>>>>

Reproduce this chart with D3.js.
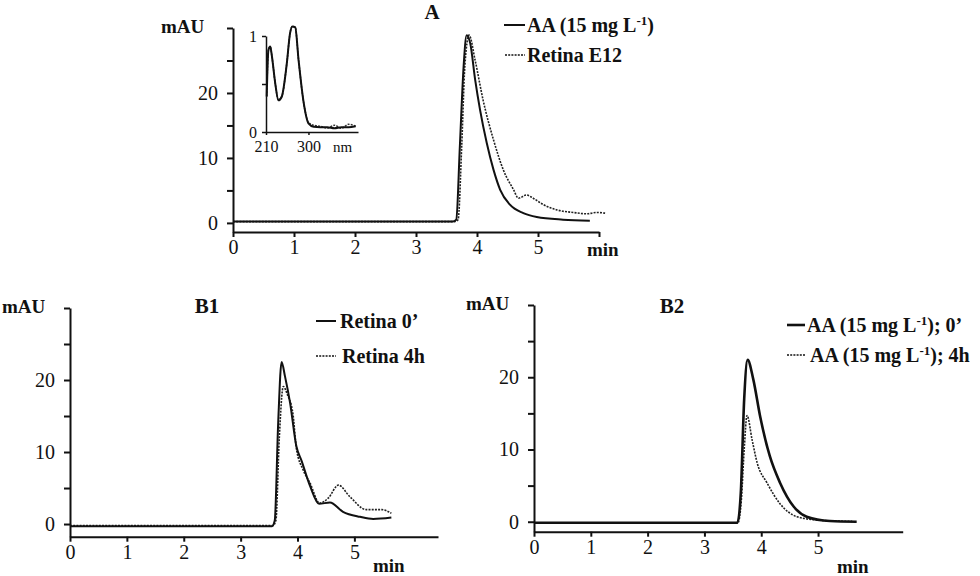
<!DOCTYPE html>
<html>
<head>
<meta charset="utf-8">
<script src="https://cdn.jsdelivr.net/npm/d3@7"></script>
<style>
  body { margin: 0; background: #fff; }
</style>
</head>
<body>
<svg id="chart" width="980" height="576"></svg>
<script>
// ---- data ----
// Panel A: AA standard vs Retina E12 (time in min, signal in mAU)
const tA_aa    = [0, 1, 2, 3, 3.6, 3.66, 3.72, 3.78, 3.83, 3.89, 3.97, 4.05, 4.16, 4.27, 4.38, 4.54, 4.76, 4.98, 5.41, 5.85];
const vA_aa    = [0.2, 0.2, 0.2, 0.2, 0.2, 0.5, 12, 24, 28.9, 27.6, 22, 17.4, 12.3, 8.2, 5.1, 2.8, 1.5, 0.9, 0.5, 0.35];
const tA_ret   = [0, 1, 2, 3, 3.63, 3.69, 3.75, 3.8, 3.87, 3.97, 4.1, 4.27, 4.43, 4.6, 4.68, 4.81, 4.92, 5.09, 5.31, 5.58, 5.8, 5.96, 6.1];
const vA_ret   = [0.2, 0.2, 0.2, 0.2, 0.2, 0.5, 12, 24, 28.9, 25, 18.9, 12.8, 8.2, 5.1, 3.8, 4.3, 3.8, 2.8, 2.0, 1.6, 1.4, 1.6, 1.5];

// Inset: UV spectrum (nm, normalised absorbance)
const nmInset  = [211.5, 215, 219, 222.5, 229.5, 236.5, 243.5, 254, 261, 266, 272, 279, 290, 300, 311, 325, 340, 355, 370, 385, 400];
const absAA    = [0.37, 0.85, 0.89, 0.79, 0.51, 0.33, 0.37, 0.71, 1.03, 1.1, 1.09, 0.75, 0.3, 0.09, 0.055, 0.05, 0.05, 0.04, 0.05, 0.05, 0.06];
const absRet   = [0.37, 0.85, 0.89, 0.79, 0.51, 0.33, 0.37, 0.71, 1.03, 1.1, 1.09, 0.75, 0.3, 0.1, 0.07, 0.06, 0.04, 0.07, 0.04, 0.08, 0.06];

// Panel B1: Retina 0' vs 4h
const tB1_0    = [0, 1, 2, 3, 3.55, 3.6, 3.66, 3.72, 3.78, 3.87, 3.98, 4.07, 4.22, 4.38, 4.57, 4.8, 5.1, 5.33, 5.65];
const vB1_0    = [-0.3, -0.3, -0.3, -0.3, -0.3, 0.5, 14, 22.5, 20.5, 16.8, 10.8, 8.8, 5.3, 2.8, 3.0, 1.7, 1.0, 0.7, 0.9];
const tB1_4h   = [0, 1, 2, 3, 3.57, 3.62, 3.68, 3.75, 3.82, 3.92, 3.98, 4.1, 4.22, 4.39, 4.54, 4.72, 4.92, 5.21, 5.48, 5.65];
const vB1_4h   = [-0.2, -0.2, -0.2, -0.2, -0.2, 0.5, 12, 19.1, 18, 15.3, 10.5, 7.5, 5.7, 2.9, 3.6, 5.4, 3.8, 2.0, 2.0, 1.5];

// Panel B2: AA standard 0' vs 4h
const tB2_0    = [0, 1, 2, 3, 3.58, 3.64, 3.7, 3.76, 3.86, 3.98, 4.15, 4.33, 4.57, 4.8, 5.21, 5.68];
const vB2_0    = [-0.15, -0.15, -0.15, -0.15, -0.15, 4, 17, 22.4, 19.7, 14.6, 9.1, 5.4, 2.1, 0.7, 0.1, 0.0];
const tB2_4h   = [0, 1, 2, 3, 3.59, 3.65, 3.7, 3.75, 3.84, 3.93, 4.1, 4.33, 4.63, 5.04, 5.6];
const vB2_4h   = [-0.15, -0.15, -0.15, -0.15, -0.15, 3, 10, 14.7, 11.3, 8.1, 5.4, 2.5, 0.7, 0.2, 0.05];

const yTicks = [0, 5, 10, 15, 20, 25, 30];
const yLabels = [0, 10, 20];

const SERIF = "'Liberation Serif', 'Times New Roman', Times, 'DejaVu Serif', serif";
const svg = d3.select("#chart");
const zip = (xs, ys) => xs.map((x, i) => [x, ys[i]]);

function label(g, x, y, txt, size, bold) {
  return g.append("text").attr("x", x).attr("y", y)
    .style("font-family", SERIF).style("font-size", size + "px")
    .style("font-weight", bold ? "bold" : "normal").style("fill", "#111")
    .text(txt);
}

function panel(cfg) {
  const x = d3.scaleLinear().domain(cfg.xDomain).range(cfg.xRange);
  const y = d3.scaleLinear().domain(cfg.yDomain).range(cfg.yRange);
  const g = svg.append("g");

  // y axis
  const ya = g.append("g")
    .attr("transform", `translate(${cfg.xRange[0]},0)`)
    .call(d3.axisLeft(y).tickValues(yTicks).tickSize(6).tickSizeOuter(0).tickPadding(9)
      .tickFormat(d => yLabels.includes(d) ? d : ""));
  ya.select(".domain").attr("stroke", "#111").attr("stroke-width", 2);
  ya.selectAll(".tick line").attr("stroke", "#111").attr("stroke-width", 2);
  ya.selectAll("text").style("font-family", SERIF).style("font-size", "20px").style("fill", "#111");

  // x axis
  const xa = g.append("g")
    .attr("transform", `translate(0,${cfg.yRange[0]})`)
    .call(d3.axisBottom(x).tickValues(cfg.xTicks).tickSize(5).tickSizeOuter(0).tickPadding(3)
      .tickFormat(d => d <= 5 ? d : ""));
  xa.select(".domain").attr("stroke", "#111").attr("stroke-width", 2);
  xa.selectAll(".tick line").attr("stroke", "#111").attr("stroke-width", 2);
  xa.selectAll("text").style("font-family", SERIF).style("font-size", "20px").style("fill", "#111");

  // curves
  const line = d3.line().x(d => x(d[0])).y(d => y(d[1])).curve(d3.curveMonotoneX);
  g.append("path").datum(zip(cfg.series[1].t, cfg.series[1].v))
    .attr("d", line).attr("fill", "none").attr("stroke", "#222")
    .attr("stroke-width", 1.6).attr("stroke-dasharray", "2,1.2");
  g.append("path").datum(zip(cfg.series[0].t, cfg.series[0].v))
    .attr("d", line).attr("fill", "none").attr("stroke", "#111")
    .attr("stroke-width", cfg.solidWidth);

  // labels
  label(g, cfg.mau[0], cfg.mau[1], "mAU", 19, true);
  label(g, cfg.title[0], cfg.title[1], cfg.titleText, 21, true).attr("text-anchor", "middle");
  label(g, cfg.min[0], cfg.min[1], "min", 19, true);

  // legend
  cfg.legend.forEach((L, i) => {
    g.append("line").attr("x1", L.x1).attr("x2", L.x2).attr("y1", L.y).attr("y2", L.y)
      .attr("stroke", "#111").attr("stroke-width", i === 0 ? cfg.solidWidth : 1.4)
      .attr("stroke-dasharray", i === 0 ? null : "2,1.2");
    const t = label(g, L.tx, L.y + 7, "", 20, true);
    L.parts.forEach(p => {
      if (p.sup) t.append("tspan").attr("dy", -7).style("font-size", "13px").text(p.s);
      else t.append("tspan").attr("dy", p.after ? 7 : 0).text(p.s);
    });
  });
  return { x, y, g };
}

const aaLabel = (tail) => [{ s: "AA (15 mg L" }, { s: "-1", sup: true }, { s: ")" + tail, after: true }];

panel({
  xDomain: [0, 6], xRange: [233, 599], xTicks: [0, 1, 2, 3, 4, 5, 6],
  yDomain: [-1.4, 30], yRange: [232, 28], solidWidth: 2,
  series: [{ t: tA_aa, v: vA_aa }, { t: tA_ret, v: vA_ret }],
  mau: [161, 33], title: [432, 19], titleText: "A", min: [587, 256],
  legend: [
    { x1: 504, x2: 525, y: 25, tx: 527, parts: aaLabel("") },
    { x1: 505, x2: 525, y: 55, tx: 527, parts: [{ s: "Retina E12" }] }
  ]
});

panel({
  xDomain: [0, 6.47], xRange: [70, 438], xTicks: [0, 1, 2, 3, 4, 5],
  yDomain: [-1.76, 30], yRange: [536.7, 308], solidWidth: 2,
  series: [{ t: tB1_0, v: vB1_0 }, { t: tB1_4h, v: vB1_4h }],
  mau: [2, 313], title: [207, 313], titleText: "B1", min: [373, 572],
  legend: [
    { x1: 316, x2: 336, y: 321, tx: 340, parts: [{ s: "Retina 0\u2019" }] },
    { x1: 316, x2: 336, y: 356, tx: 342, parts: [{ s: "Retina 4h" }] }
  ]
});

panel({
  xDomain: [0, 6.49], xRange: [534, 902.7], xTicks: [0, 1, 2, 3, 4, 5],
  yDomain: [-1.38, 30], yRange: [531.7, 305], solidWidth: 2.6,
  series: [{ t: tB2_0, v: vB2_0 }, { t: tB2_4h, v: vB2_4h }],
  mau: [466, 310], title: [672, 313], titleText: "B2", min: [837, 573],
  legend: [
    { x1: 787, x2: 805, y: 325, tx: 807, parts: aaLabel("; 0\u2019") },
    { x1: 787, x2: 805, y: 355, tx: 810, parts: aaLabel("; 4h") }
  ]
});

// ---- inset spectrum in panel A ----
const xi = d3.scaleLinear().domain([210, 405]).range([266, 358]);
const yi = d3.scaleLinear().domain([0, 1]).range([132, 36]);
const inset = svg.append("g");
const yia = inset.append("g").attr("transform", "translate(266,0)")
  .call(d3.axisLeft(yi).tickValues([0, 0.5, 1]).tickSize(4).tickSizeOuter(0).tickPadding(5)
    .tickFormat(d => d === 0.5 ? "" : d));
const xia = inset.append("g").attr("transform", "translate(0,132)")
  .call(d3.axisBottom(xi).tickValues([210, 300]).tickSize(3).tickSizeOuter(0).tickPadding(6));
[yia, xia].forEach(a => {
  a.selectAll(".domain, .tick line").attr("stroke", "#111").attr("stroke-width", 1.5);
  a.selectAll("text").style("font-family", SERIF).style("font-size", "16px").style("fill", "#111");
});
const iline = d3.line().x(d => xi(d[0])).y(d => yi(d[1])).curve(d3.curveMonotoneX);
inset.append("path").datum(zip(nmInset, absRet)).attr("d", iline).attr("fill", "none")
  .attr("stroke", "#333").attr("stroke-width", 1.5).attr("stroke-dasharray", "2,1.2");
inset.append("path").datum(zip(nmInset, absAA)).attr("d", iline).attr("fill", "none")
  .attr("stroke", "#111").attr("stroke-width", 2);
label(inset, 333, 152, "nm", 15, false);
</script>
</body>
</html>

<<<<

Write out exactly the lines between the start of the data and the line with "0.04, 0.08, 0.06];", including both, but none of the pictures.

Answer to the exercise —
Reproduce this chart with D3.js.
<!DOCTYPE html>
<html>
<head>
<meta charset="utf-8">
<script src="https://cdn.jsdelivr.net/npm/d3@7"></script>
<style>
  body { margin: 0; background: #fff; }
</style>
</head>
<body>
<svg id="chart" width="980" height="576"></svg>
<script>
// ---- data ----
// Panel A: AA standard vs Retina E12 (time in min, signal in mAU)
const tA_aa    = [0, 1, 2, 3, 3.6, 3.66, 3.72, 3.78, 3.83, 3.89, 3.97, 4.05, 4.16, 4.27, 4.38, 4.54, 4.76, 4.98, 5.41, 5.85];
const vA_aa    = [0.2, 0.2, 0.2, 0.2, 0.2, 0.5, 12, 24, 28.9, 27.6, 22, 17.4, 12.3, 8.2, 5.1, 2.8, 1.5, 0.9, 0.5, 0.35];
const tA_ret   = [0, 1, 2, 3, 3.63, 3.69, 3.75, 3.8, 3.87, 3.97, 4.1, 4.27, 4.43, 4.6, 4.68, 4.81, 4.92, 5.09, 5.31, 5.58, 5.8, 5.96, 6.1];
const vA_ret   = [0.2, 0.2, 0.2, 0.2, 0.2, 0.5, 12, 24, 28.9, 25, 18.9, 12.8, 8.2, 5.1, 3.8, 4.3, 3.8, 2.8, 2.0, 1.6, 1.4, 1.6, 1.5];

// Inset: UV spectrum (nm, normalised absorbance)
const nmInset  = [211.5, 215, 219, 222.5, 229.5, 236.5, 243.5, 254, 261, 266, 272, 279, 290, 300, 311, 325, 340, 355, 370, 385, 400];
const absAA    = [0.37, 0.85, 0.89, 0.79, 0.51, 0.33, 0.37, 0.71, 1.03, 1.1, 1.09, 0.75, 0.3, 0.09, 0.055, 0.05, 0.05, 0.04, 0.05, 0.05, 0.06];
const absRet   = [0.37, 0.85, 0.89, 0.79, 0.51, 0.33, 0.37, 0.71, 1.03, 1.1, 1.09, 0.75, 0.3, 0.1, 0.07, 0.06, 0.04, 0.07, 0.04, 0.08, 0.06];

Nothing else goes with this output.